Nüfusu ve ekonomik gücü bakımından Birleşik Amerika’nın en küçük eyaletleri ile kıyaslanabilecek, Avrupa’nın küçük bir ülkesinin liderinin Trump ile birlikte bir konferansta açılış konuşmasını yapacak olmasını çok büyük bir başarı olarak tanımlayan hükümet yanlısı medya, Orban için “Değeri artık anlaşılan, performansıyla üst lige yükselen bir siyasetçi” tanımlaması yapıyor.
Muhalif basın: Obran’ın kozlarını Trump’a oynaması risk
Orban’ın Amerika ziyaretine pembe gözlük olmadan bakan basın organları da var elbette. Bu yorumcular, Macaristan liderinin Birleşik Amerika’nın şu an görevde olan başkanına ve yönetimine gerekli önemi vermemekle ciddi bir hata yaptığı kanısındalar.
Dünyada bir savaş olduğu şu dönemde ABD ve müttefikleri arasında çok daha sıkı ilişkilerin olması gerektiğini vurgulayan muhalif medya, Orban’ın bütün kozlarını Trump’ın başarısı üzerine oynamasını riskli bir siyasi yatırım olarak görüyor ve Washington’un bu meydan okumayı karşılıksız bırakmayacağını düşünüyor.
ABD’nin yeni büyükelçisi
Kısa bir süre önce atanan Birleşik Amerika’nın Budapeşte büyükelçisinin kimliği de bu eleştirilerde gerçeklik payı olabileceğini ortaya koyuyor.
ABD’nin yeni Budapeşte Büyükelçisi David Pressman insan hakları konusunda pek çok söyleşmenin hazırlanmasında görev alan bir uluslararası hukukçu ve diplomat.
45 yaşındaki Pressman geçmişte Dışişleri Bakanı Madaleine Albright’ın insan hakları danışmanlığından, Obama’nın savaş ve soykırım danışmanlığına kadar pek çok önemli görevde bulunmuş.

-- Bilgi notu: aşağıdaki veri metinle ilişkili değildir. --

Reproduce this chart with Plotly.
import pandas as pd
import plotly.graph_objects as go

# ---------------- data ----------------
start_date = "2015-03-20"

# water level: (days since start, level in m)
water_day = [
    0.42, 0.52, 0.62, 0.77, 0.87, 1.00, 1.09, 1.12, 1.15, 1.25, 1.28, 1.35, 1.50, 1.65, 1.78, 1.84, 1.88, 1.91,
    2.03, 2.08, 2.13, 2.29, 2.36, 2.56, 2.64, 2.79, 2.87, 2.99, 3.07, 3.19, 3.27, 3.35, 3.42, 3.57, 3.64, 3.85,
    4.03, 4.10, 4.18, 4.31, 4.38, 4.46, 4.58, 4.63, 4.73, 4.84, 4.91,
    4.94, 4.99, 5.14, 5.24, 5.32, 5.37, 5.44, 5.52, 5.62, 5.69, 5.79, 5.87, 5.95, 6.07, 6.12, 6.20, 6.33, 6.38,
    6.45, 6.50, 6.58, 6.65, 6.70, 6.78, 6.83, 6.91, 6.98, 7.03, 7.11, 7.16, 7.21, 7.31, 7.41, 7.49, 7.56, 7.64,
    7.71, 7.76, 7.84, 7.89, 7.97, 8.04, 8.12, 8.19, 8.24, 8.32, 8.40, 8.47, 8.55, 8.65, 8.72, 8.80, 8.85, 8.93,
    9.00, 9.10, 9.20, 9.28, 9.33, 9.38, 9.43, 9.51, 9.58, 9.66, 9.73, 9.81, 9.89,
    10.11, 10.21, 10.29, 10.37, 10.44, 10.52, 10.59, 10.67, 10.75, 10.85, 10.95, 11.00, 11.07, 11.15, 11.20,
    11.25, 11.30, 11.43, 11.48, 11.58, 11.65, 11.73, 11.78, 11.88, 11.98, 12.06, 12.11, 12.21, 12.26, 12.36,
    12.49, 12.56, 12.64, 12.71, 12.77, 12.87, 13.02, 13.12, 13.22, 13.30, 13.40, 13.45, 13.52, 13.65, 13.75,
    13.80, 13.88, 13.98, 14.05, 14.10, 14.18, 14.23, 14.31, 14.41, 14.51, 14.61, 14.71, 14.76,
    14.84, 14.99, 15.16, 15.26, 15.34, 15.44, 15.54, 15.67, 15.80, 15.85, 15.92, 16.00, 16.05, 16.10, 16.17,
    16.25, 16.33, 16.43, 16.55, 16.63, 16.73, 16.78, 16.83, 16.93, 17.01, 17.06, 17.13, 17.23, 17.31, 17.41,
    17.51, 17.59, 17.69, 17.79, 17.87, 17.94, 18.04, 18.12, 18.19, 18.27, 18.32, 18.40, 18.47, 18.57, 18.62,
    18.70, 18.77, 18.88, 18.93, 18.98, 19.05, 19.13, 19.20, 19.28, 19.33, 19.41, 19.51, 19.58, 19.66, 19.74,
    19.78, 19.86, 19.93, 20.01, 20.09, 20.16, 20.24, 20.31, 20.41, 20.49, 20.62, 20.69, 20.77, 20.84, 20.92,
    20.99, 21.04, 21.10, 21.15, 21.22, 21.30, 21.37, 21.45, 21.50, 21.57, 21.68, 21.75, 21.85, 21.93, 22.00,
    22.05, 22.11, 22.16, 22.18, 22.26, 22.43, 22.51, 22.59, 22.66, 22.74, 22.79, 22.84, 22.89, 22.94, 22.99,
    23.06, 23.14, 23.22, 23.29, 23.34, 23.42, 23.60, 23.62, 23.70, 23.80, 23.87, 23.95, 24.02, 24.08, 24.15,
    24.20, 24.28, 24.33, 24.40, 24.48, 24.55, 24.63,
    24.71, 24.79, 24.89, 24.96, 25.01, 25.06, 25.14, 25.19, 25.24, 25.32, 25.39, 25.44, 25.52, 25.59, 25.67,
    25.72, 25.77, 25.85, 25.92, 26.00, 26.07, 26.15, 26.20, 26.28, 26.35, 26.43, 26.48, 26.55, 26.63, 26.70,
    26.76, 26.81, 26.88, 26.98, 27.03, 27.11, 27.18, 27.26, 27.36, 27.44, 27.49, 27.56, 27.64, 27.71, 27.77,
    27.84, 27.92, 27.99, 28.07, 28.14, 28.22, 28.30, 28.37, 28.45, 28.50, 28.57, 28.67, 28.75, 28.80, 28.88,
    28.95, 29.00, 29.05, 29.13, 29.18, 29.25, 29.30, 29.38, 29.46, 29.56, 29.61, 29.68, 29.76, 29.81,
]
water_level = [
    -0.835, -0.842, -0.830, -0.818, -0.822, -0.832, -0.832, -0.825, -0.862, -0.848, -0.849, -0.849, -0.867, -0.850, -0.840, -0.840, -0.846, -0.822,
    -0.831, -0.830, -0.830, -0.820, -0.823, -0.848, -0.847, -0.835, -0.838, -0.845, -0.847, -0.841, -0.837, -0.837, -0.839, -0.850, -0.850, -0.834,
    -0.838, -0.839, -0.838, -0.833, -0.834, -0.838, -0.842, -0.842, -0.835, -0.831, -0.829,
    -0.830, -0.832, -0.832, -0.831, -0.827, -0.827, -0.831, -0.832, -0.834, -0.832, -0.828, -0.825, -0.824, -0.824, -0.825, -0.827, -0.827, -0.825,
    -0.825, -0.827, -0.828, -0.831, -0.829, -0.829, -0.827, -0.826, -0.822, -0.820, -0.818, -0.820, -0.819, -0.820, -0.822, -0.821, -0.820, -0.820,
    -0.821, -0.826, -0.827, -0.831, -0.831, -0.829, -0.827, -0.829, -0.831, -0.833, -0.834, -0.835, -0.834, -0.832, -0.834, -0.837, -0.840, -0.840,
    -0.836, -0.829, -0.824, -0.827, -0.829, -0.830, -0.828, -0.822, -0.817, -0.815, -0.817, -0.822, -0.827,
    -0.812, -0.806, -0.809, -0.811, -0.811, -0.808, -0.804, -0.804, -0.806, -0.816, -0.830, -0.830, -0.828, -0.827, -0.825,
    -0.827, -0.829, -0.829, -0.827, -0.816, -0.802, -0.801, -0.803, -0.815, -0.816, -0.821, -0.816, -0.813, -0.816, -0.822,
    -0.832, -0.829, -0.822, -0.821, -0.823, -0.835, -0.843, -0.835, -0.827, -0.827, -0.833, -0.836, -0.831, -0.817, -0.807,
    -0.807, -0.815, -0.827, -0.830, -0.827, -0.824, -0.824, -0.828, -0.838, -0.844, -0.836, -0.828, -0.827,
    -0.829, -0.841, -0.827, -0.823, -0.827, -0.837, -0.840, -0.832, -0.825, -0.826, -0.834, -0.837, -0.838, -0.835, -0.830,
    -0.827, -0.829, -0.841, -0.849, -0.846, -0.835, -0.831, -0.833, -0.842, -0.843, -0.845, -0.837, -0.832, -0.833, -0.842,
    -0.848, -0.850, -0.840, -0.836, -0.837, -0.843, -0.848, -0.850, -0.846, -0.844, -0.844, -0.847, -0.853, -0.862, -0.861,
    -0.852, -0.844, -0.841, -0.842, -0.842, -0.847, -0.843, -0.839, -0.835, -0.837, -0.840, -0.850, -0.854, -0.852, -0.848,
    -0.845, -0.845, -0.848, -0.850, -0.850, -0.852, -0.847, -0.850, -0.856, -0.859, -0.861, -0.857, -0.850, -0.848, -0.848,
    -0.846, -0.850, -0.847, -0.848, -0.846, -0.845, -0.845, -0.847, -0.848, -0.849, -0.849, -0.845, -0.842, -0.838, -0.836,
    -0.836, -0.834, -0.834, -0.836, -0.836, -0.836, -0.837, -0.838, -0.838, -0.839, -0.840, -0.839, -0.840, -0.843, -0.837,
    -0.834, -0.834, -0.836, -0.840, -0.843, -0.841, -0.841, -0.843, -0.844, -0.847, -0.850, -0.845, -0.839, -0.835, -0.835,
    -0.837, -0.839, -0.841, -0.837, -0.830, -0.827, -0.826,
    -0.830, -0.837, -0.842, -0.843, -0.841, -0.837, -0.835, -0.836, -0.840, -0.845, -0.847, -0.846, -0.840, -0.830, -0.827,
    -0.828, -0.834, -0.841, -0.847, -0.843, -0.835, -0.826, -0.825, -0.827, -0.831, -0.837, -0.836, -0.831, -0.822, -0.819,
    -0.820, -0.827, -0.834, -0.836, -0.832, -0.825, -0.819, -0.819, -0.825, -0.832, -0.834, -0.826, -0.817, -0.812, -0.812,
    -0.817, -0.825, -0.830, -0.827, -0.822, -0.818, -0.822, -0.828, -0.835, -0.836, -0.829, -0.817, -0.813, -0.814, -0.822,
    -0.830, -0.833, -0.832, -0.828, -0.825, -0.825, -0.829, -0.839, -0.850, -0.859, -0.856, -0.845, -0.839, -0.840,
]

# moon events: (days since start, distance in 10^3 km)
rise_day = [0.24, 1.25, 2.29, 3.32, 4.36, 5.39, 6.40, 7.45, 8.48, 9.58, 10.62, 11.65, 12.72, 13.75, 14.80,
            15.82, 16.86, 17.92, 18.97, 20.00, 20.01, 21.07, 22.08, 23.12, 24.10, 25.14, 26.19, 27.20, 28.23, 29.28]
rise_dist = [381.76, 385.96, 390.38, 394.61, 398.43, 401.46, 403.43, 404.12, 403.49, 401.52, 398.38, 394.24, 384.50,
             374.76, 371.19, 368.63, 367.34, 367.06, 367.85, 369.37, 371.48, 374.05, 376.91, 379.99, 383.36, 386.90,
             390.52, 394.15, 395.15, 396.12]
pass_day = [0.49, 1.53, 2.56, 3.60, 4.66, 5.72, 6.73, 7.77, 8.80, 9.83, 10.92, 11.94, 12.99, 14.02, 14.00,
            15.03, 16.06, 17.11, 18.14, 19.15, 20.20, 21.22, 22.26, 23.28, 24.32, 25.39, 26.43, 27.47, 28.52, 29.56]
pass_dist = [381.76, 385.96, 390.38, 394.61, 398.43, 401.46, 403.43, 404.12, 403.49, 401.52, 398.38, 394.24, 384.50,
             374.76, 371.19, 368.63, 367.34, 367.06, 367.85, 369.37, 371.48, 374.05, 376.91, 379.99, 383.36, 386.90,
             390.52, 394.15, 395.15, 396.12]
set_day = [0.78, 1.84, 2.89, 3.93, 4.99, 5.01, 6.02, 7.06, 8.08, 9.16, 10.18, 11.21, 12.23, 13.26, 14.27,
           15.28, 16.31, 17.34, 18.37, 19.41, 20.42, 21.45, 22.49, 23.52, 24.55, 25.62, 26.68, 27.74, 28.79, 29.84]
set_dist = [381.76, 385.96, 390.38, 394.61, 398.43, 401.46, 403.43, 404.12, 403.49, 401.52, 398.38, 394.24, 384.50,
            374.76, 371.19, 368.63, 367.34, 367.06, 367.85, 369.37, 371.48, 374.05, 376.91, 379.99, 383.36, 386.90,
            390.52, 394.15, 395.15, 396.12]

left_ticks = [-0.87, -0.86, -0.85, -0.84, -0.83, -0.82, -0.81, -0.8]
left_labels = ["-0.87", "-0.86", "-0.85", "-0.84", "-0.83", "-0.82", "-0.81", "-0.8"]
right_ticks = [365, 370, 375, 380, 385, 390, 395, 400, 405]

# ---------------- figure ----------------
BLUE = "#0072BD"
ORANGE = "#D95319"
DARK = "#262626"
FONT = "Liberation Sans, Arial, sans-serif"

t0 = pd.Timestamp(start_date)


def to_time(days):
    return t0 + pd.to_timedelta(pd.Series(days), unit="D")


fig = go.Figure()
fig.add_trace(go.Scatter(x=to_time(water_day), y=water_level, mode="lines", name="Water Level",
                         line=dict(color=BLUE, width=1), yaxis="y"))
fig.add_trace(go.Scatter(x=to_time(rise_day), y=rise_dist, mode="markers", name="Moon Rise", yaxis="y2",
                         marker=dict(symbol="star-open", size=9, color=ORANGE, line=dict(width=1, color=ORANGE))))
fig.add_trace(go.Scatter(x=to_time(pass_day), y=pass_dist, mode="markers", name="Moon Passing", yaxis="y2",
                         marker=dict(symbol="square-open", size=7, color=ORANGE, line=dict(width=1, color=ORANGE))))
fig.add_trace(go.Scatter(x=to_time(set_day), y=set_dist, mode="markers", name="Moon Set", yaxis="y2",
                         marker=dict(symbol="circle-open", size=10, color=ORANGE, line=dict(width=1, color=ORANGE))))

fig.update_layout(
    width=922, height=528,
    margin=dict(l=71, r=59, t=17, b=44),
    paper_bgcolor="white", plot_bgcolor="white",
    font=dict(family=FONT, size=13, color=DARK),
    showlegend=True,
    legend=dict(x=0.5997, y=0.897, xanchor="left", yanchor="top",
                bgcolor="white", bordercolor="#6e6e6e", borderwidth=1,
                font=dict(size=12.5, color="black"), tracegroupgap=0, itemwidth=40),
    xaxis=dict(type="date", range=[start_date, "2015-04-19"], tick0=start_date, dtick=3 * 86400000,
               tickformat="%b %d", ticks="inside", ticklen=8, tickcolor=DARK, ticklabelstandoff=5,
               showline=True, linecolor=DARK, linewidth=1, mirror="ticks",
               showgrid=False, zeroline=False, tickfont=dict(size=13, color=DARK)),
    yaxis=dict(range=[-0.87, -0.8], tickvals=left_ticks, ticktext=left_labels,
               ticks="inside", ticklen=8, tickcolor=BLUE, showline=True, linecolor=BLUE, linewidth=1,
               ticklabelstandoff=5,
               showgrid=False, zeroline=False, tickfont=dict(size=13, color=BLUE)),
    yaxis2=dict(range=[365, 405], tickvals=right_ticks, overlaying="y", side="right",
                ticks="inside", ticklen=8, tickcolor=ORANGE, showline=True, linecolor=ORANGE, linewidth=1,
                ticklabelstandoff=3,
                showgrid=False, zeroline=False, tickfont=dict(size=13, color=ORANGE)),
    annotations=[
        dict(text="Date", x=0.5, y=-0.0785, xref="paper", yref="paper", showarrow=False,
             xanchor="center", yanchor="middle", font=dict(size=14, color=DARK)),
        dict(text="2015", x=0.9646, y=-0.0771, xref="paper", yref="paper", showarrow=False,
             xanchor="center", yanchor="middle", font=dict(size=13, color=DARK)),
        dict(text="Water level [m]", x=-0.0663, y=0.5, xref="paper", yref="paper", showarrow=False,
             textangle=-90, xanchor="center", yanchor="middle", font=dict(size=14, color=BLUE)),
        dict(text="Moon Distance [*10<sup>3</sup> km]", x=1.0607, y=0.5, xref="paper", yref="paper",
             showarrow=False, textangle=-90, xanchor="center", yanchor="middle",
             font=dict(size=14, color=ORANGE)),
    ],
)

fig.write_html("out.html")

Eşcinsel haklarını hükümet programına girmesi gereken bir madde olarak gündeme getirmekle ün salan Pressman’ın tam da eşcinsel haklarını ihlal etmekle suçlanan Macaristan’a Amerikan büyükelçisi olarak atanması arasında, diplomasi gözlemcilerine göre doğrudan bir neden sonuç ilişkisi var.